Here's the problem, Suppose, you want to build a house and I told you that you need certain type and certain number of items to build it. Let's consider you need

Bricks $- ~4$,

Cement $-~ 1$,

Metal $- ~1$,

Gravel $- \ 1$,

Wood $-\ 2$

Now, in order to get these items, you need to open a locker and every time you open it you get only one item. Also, know that the locker contains an item that you don't need at all - Feathers. The following are their probabilities

(Let's use their initials for the sake of simplicity)

B - 30%

C - 5%

F - 10%

G - 10%

M - 35%

W - 10%

The question here is what's the average number of times you will have to open the locker if you want to build a house?
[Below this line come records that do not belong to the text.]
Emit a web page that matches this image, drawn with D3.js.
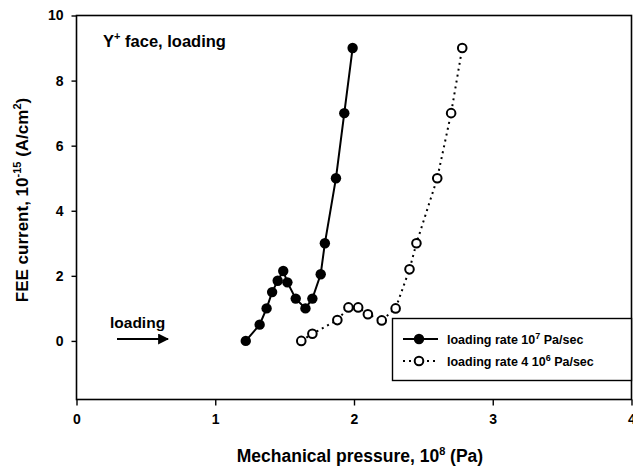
<!DOCTYPE html>
<html>
<head>
<meta charset="utf-8">
<script src="https://cdn.jsdelivr.net/npm/d3@7"></script>
<style>
  body { margin: 0; background: #fff; }
  svg { display: block; font-family: "Liberation Sans", Arial, sans-serif; font-weight: bold; }
</style>
</head>
<body>
<svg id="chart" width="633" height="468"></svg>
<script>
// fast loading rate 10^7 Pa/sec (filled circles)
var fast_x = [1.22, 1.32, 1.37, 1.41, 1.45, 1.49, 1.52, 1.58, 1.65, 1.70, 1.76, 1.79, 1.87, 1.93, 1.99];
var fast_y = [0.0, 0.5, 1.0, 1.5, 1.85, 2.15, 1.8, 1.3, 1.0, 1.3, 2.05, 3.0, 5.0, 7.0, 9.0];

// slow loading rate 4 10^6 Pa/sec (open circles)
var slow_x = [1.62, 1.70, 1.88, 1.96, 2.03, 2.10, 2.20, 2.30, 2.40, 2.45, 2.60, 2.70, 2.78];
var slow_y = [0.0, 0.22, 0.64, 1.03, 1.03, 0.82, 0.63, 1.0, 2.2, 3.0, 5.0, 7.0, 9.0];

var x_ticks = [0, 1, 2, 3, 4];
var y_ticks = [0, 2, 4, 6, 8, 10];

/*************************************************************************/

var svg = d3.select('#chart');
var plotLeft = 76.5, plotRight = 631.5, plotTop = 15.5, plotBottom = 399.5;

var xScale = d3.scaleLinear().domain([0, 4]).range([plotLeft, plotRight]);
var yScale = d3.scaleLinear().domain([-1.8, 10]).range([plotBottom, plotTop]);

// frame
svg.append('rect')
  .attr('x', plotLeft).attr('y', plotTop)
  .attr('width', plotRight - plotLeft).attr('height', plotBottom - plotTop)
  .attr('fill', 'none').attr('stroke', '#000').attr('stroke-width', 1.6);

// axes
var xAxis = svg.append('g').attr('transform', 'translate(0,' + plotBottom + ')')
  .call(d3.axisBottom(xScale).tickValues(x_ticks).tickSize(6).tickPadding(9).tickFormat(d3.format('d')));
var yAxis = svg.append('g').attr('transform', 'translate(' + plotLeft + ',0)')
  .call(d3.axisLeft(yScale).tickValues(y_ticks).tickSize(5).tickPadding(8).tickFormat(d3.format('d')));

[xAxis, yAxis].forEach(function(ax){
  ax.attr('font-size', null).attr('font-family', null);
  ax.select('.domain').remove();
  ax.selectAll('line').attr('stroke', '#000').attr('stroke-width', 1.4);
  ax.selectAll('text').attr('fill', '#000')
    .style('font-size', '14px').style('font-weight', 'bold');
});

// lines and markers
var lineGen = d3.line().x(function(d){ return xScale(d[0]); }).y(function(d){ return yScale(d[1]); });
var fast = fast_x.map(function(d, i){ return [d, fast_y[i]]; });
var slow = slow_x.map(function(d, i){ return [d, slow_y[i]]; });

svg.append('path').attr('d', lineGen(slow))
  .attr('fill', 'none').attr('stroke', '#000').attr('stroke-width', 2)
  .attr('stroke-dasharray', '2,4');
svg.append('path').attr('d', lineGen(fast))
  .attr('fill', 'none').attr('stroke', '#000').attr('stroke-width', 2);

svg.selectAll('.slow').data(slow).enter().append('circle')
  .attr('cx', function(d){ return xScale(d[0]); })
  .attr('cy', function(d){ return yScale(d[1]); })
  .attr('r', 4.3).attr('fill', '#fff').attr('stroke', '#000').attr('stroke-width', 2);
svg.selectAll('.fast').data(fast).enter().append('circle')
  .attr('cx', function(d){ return xScale(d[0]); })
  .attr('cy', function(d){ return yScale(d[1]); })
  .attr('r', 5.2).attr('fill', '#000');

// axis titles
var xt = svg.append('text').attr('x', 360).attr('y', 462).attr('text-anchor', 'middle')
  .style('font-size', '17.5px');
xt.append('tspan').text('Mechanical pressure, 10');
xt.append('tspan').attr('dy', -7).style('font-size', '11px').text('8');
xt.append('tspan').attr('dy', 7).text(' (Pa)');

var yt = svg.append('text').attr('transform', 'translate(28,200) rotate(-90)')
  .attr('text-anchor', 'middle').style('font-size', '17px');
yt.append('tspan').text('FEE current, 10');
yt.append('tspan').attr('dy', -7).style('font-size', '11px').text('-15');
yt.append('tspan').attr('dy', 7).text(' (A/cm');
yt.append('tspan').attr('dy', -7).style('font-size', '11px').text('2');
yt.append('tspan').attr('dy', 7).text(')');

// in-plot annotations
var ann = svg.append('text').attr('x', 103).attr('y', 47).style('font-size', '16.5px');
ann.append('tspan').text('Y');
ann.append('tspan').attr('dy', -7).style('font-size', '11px').text('+');
ann.append('tspan').attr('dy', 7).text(' face, loading');

svg.append('text').attr('x', 110).attr('y', 328).style('font-size', '15.5px').text('loading');
svg.append('defs').append('marker').attr('id', 'arrow')
  .attr('viewBox', '0 0 10 10').attr('refX', 9).attr('refY', 5)
  .attr('markerWidth', 5).attr('markerHeight', 5).attr('orient', 'auto')
  .append('path').attr('d', 'M0,0 L10,5 L0,10 z').attr('fill', '#000');
svg.append('line').attr('x1', 117).attr('x2', 168).attr('y1', 339).attr('y2', 339)
  .attr('stroke', '#000').attr('stroke-width', 2.2).attr('marker-end', 'url(#arrow)');

// legend
var lg = svg.append('g');
lg.append('rect').attr('x', 392.5).attr('y', 318.5).attr('width', plotRight - 392.5).attr('height', 62)
  .attr('fill', '#fff').attr('stroke', '#000').attr('stroke-width', 1.4);

var legendItems = [
  { y: 339, dash: null, fill: '#000', r: 5.2, sw: 0, sup: '7', pre: 'loading rate 10', post: ' Pa/sec' },
  { y: 361, dash: '2,4', fill: '#fff', r: 4.3, sw: 2, sup: '6', pre: 'loading rate 4 10', post: ' Pa/sec' }
];
legendItems.forEach(function(it){
  lg.append('line').attr('x1', 403).attr('x2', 438).attr('y1', it.y).attr('y2', it.y)
    .attr('stroke', '#000').attr('stroke-width', 2).attr('stroke-dasharray', it.dash);
  lg.append('circle').attr('cx', 419).attr('cy', it.y).attr('r', it.r)
    .attr('fill', it.fill).attr('stroke', '#000').attr('stroke-width', it.sw);
  var t = lg.append('text').attr('x', 447).attr('y', it.y + 4.5).style('font-size', '12.5px');
  t.append('tspan').text(it.pre);
  t.append('tspan').attr('dy', -5).style('font-size', '9px').text(it.sup);
  t.append('tspan').attr('dy', 5).text(it.post);
});
</script>
</body>
</html>
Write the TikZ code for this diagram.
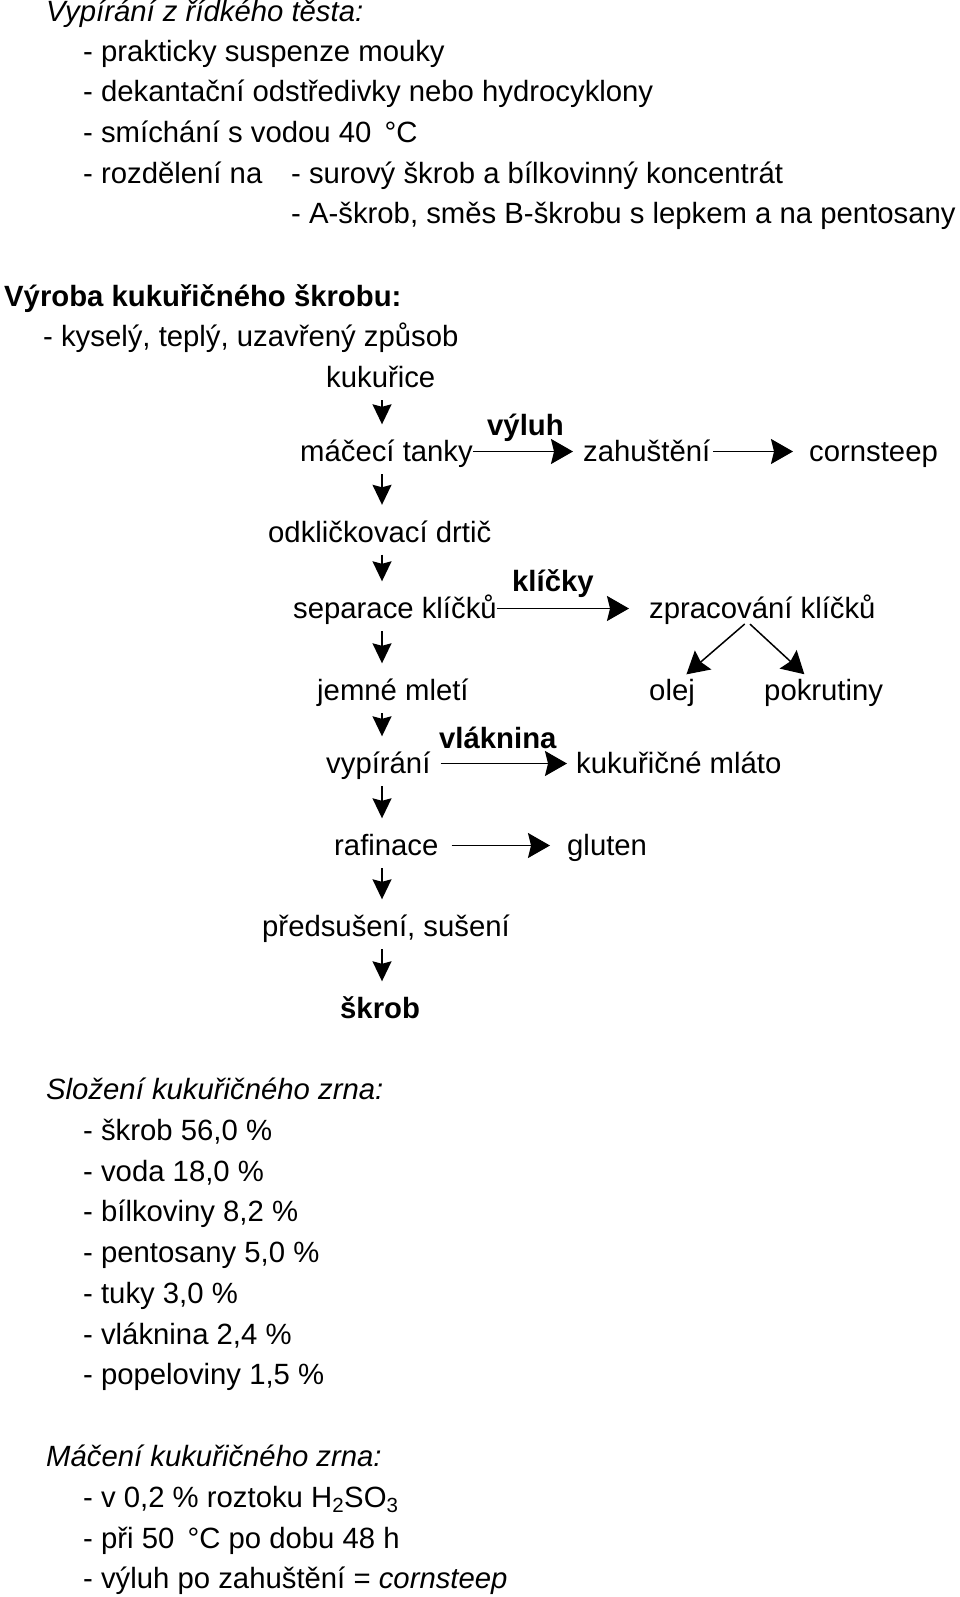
\documentclass[tikz,border=0pt]{standalone}
\usepackage{fontspec}
\setmainfont{Liberation Sans}
\usetikzlibrary{arrows.meta}

\begin{document}
\begin{tikzpicture}[x=1pt,y=-1pt,
        txt/.style={anchor=base west,inner sep=0pt,text height=23pt,text depth=3pt,font=\fontsize{29.3}{35}\selectfont},
        lbl/.style={txt,font=\fontsize{29.3}{35}\selectfont\bfseries},
        down/.style={line width=1.5pt,-{Stealth[length=20pt,width=19pt,inset=2.5pt]},shorten <=9.5pt,shorten >=14pt},
        flow/.style={line width=1.5pt,-{Stealth[length=22pt,width=25pt,inset=3pt]}}]

        \useasboundingbox (0,0) rectangle (960,1597);

        % vypirani z ridkeho testa
        \node[txt] (vyp0) at (46,21.5) {\textit{Vypírání z řídkého těsta:}};
        \node[txt] (vyp1) at (83,61.5) {- prakticky suspenze mouky};
        \node[txt] (vyp2) at (83,102) {- dekantační odstředivky nebo hydrocyklony};
        \node[txt] (vyp3) at (83,143) {- smíchání s vodou 40\hspace{0.45em}°C};
        \node[txt] (vyp4) at (83,183.6) {- rozdělení na};
        \node[txt] (vyp5) at (291,183.6) {- surový škrob a bílkovinný koncentrát};
        \node[txt] (vyp6) at (291,224) {- A-škrob, směs B-škrobu s lepkem a na pentosany};

        % vyroba
        \node[lbl] (vyr0) at (4,306) {Výroba kukuřičného škrobu:};
        \node[txt] (vyr1) at (43,346.5) {- kyselý, teplý, uzavřený způsob};

        \coordinate (col) at (382,0);

        \node[txt] (kukurice) at (326,387.5) {kukuřice};
        \node[txt] (tanky) at (300,461.5) {máčecí tanky};
        \node[txt] (zahusteni) at (583,461.5) {zahuštění};
        \node[txt] (cornsteep) at (809,461.5) {cornsteep};
        \node[lbl] (vyluh) at (487,435) {výluh};
        \node[txt] (drtic) at (268,542) {odkličkovací drtič};
        \node[txt] (separace) at (293,618.5) {separace klíčků};
        \node[txt] (zpracovani) at (649,618.5) {zpracování klíčků};
        \node[lbl] (klicky) at (512,591.5) {klíčky};
        \node[txt] (olej) at (649,700.5) {olej};
        \node[txt] (pokrutiny) at (764,700.5) {pokrutiny};
        \node[txt] (mleti) at (317,700.5) {jemné mletí};
        \node[txt] (vypirani) at (326,773.5) {vypírání};
        \node[txt] (mlato) at (576,773.5) {kukuřičné mláto};
        \node[lbl] (vlaknina) at (439,748) {vláknina};
        \node[txt] (rafinace) at (334,855.5) {rafinace};
        \node[txt] (gluten) at (567,855.5) {gluten};
        \node[txt] (suseni) at (262,936.5) {předsušení, sušení};
        \node[lbl] (skrob) at (340,1018.5) {škrob};

        \draw[down] (kukurice.south -| col) -- (tanky.north -| col);
        \draw[down] (tanky.south -| col) -- (drtic.north -| col);
        \draw[down] (drtic.south -| col) -- (separace.north -| col);
        \draw[down] (separace.south -| col) -- (mleti.north -| col);
        \draw[down] (mleti.south -| col) -- (vypirani.north -| col);
        \draw[down] (vypirani.south -| col) -- (rafinace.north -| col);
        \draw[down] (rafinace.south -| col) -- (suseni.north -| col);
        \draw[down] (suseni.south -| col) -- (skrob.north -| col);

        \draw[flow,shorten >=10pt] (tanky.east) -- (zahusteni.west);
        \draw[flow,shorten <=3pt,shorten >=16pt] (zahusteni.east) -- (cornsteep.west);
        \draw[flow,shorten >=20pt] (separace.east) -- (zpracovani.west);
        \draw[flow,shorten <=10pt,shorten >=9pt] (vypirani.east) -- (mlato.west);
        \draw[flow,shorten <=13pt,shorten >=17pt] (rafinace.east) -- (gluten.west);

        \draw[flow,shorten <=3.5pt,shorten >=4.5pt] ([xshift=-15pt]zpracovani.south) -- ([xshift=11pt]olej.north);
        \draw[flow,shorten <=3.5pt,shorten >=4.5pt] ([xshift=-15pt]zpracovani.south) -- ([xshift=-16pt]pokrutiny.north);

        % slozeni
        \node[txt] (slo0) at (46,1099.5) {\textit{Složení kukuřičného zrna:}};
        \node[txt] (slo1) at (83,1140.5) {- škrob 56,0 \%};
        \node[txt] (slo2) at (83,1181.2) {- voda 18,0 \%};
        \node[txt] (slo3) at (83,1221.9) {- bílkoviny 8,2 \%};
        \node[txt] (slo4) at (83,1262.6) {- pentosany 5,0 \%};
        \node[txt] (slo5) at (83,1303.3) {- tuky 3,0 \%};
        \node[txt] (slo6) at (83,1344) {- vláknina 2,4 \%};
        \node[txt] (slo7) at (83,1384.7) {- popeloviny 1,5 \%};

        % maceni
        \node[txt] (mac0) at (46,1466.5) {\textit{Máčení kukuřičného zrna:}};
        \node[txt] (mac1) at (83,1507) {- v 0,2 \% roztoku H\textsubscript{2}SO\textsubscript{3}};
        \node[txt] (mac2) at (83,1548) {- při 50\hspace{0.45em}°C po dobu 48 h};
        \node[txt] (mac3) at (83,1588.5) {- výluh po zahuštění = \textit{cornsteep}};

\end{tikzpicture}
\end{document}
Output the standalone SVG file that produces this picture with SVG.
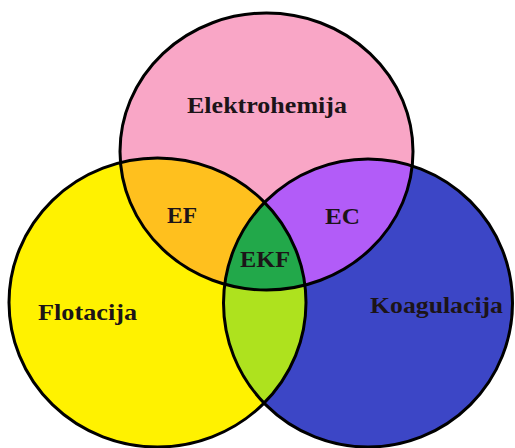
<svg xmlns="http://www.w3.org/2000/svg" width="515" height="448" viewBox="0 0 515 448">
<style>
.lbl{font-family:"Liberation Serif","Times New Roman",serif;font-weight:bold;font-size:22.5px;fill:#1c1418}
.edge{fill:none;stroke:#000;stroke-width:3}
</style>
<defs>
<clipPath id="cpPink"><ellipse cx="266.5" cy="151.5" rx="146.5" ry="138.5"/></clipPath>
<clipPath id="cpYellow"><ellipse cx="157.5" cy="302.5" rx="148.5" ry="144.5"/></clipPath>
</defs>
<rect width="515" height="448" fill="#fff"/>
<g id="flotacija">
<ellipse cx="157.5" cy="302.5" rx="148.5" ry="144.5" fill="#FFF200"/>
</g>
<g id="koagulacija">
<ellipse cx="368" cy="303" rx="144.5" ry="144" fill="#3C46C6"/>
</g>
<g id="elektrohemija">
<ellipse cx="266.5" cy="151.5" rx="146.5" ry="138.5" fill="#F9A6C6"/>
</g>
<g id="ef" clip-path="url(#cpPink)">
<ellipse cx="157.5" cy="302.5" rx="148.5" ry="144.5" fill="#FFC01E"/>
</g>
<g id="ec" clip-path="url(#cpPink)">
<ellipse cx="368" cy="303" rx="144.5" ry="144" fill="#B25CF8"/>
</g>
<g id="fc" clip-path="url(#cpYellow)">
<ellipse cx="368" cy="303" rx="144.5" ry="144" fill="#AEE21E"/>
</g>
<g id="ekf" clip-path="url(#cpPink)">
<g clip-path="url(#cpYellow)">
<ellipse cx="368" cy="303" rx="144.5" ry="144" fill="#22A84A"/>
</g>
</g>
<g id="outlines">
<ellipse class="edge" cx="157.5" cy="302.5" rx="148.5" ry="144.5"/>
<ellipse class="edge" cx="368" cy="303" rx="144.5" ry="144"/>
<ellipse class="edge" cx="266.5" cy="151.5" rx="146.5" ry="138.5"/>
</g>
<g id="labels">
<text class="lbl" x="187" y="113" textLength="160" lengthAdjust="spacingAndGlyphs">Elektrohemija</text>
<text class="lbl" x="38" y="320" textLength="99" lengthAdjust="spacingAndGlyphs">Flotacija</text>
<text class="lbl" x="370" y="313" textLength="133" lengthAdjust="spacingAndGlyphs">Koagulacija</text>
<text class="lbl" x="167" y="223" textLength="30" lengthAdjust="spacingAndGlyphs">EF</text>
<text class="lbl" x="325" y="224" textLength="35" lengthAdjust="spacingAndGlyphs">EC</text>
<text class="lbl" x="240" y="267" textLength="50" lengthAdjust="spacingAndGlyphs">EKF</text>
</g>
</svg>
The way I thought about solving this is by first multiplying the no of items required for a type by its expected number which is $\frac{1}{probability}$ for that item (for ex. $3.33$ times for Bricks multiplied by the number we want which is $4$ ) and then adding together for all the type of materials we want. I am not so good at this type of problems so please guide me.

This can be analyzed as a finite-state absorbing Markov chain with $120$ states. — saulspatz, Dec 13 '19 at 06:06

score 3 · Answer 1 · answered Dec 13 '19 at 07:00

3

As I mentioned in a comment, this can be analyzed as a finite-state absorbing Markov chain. The Wikipedia article explains the calculation in the section titled "Expected number of steps."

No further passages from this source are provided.